2. Opposing the prayer, Shri Atul Dikshit, learned SDR, submitted that the applicants had neither filed any reply to the show cause notice nor they appeared for personal hearing fixed thrice in the month of February, 1999; that now they cannot claim that the product is not sewing thread; that in any case Shri Pran Nath Minocha, partner of the applicant firm, had stated in his statement dated 8-11-95. that they manufacture sewing thread with the help of drum binding machine and tube rewinding machine, that in view of this admission their product is nothing but sewing thread chargeable to Central Excise duty. He also relied upon the decision in the case of Shree Baidyn Nath Ayurved Bhawan Ltd. v. CCE, 1996 (83) E.L.T. 492 (S.C.) wherein it was held that resort should not be had to the scientific and technical meaning of the term and expressions used but to their popular meaning. In reply the learned Advocate relied upon the decision in the case of Bakelite Hylam Ltd. v. CCE, Hyderabad, 1998 (101) E.L.T. 561 (S.C).

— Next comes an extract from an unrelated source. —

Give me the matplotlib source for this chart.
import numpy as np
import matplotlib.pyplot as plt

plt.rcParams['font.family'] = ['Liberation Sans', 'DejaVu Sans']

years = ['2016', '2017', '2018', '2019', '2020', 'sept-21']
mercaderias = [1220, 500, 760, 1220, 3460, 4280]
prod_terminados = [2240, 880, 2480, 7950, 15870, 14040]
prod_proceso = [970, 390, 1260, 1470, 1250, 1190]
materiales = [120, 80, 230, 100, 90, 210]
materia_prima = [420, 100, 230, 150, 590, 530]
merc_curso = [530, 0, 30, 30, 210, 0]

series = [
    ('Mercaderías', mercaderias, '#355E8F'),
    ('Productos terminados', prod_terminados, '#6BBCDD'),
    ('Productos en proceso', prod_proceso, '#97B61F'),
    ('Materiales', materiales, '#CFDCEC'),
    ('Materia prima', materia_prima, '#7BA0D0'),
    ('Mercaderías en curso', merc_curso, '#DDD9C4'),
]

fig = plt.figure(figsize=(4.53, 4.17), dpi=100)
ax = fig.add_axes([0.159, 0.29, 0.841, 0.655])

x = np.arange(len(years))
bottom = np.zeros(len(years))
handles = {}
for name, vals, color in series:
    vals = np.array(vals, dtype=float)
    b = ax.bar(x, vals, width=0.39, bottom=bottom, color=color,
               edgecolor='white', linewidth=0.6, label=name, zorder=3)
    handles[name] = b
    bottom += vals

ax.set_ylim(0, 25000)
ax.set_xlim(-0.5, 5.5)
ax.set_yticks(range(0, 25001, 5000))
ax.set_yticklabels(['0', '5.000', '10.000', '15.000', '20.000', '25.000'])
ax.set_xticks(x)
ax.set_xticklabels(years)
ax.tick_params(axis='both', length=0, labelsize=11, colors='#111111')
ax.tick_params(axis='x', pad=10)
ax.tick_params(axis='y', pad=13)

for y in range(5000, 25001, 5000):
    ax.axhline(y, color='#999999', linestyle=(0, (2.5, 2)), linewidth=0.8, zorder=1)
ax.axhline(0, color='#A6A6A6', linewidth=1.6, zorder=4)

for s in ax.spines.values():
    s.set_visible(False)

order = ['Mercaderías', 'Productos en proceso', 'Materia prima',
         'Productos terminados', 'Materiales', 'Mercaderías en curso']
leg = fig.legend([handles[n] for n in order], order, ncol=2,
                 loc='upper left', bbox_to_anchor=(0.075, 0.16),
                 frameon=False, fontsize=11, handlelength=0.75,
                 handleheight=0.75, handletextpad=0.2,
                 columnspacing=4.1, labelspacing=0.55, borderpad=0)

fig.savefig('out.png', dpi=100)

3. We have considered the submissions of both the sides. In view of Note 3 to Section XI of the Central Excise Tariff, for the purpose of Heading Nos. 52.04, 54.01 and 55.08 for being treated as sewing thread one of the condition specified is that yarn should be dressed for use as sewing thread. The appellants have rightly submitted that the test report by the Chemical Examiner is silent on this aspect which has been admitted in the impugned order also. In view of this we are of the view that the applicants have made out a strong prima facie case in their favour. Accordingly, we set aside the recovery of entire amount of central excise duty and penalty during the pendency of the appeal. The matter will come up for final hearing on 30-1-2002.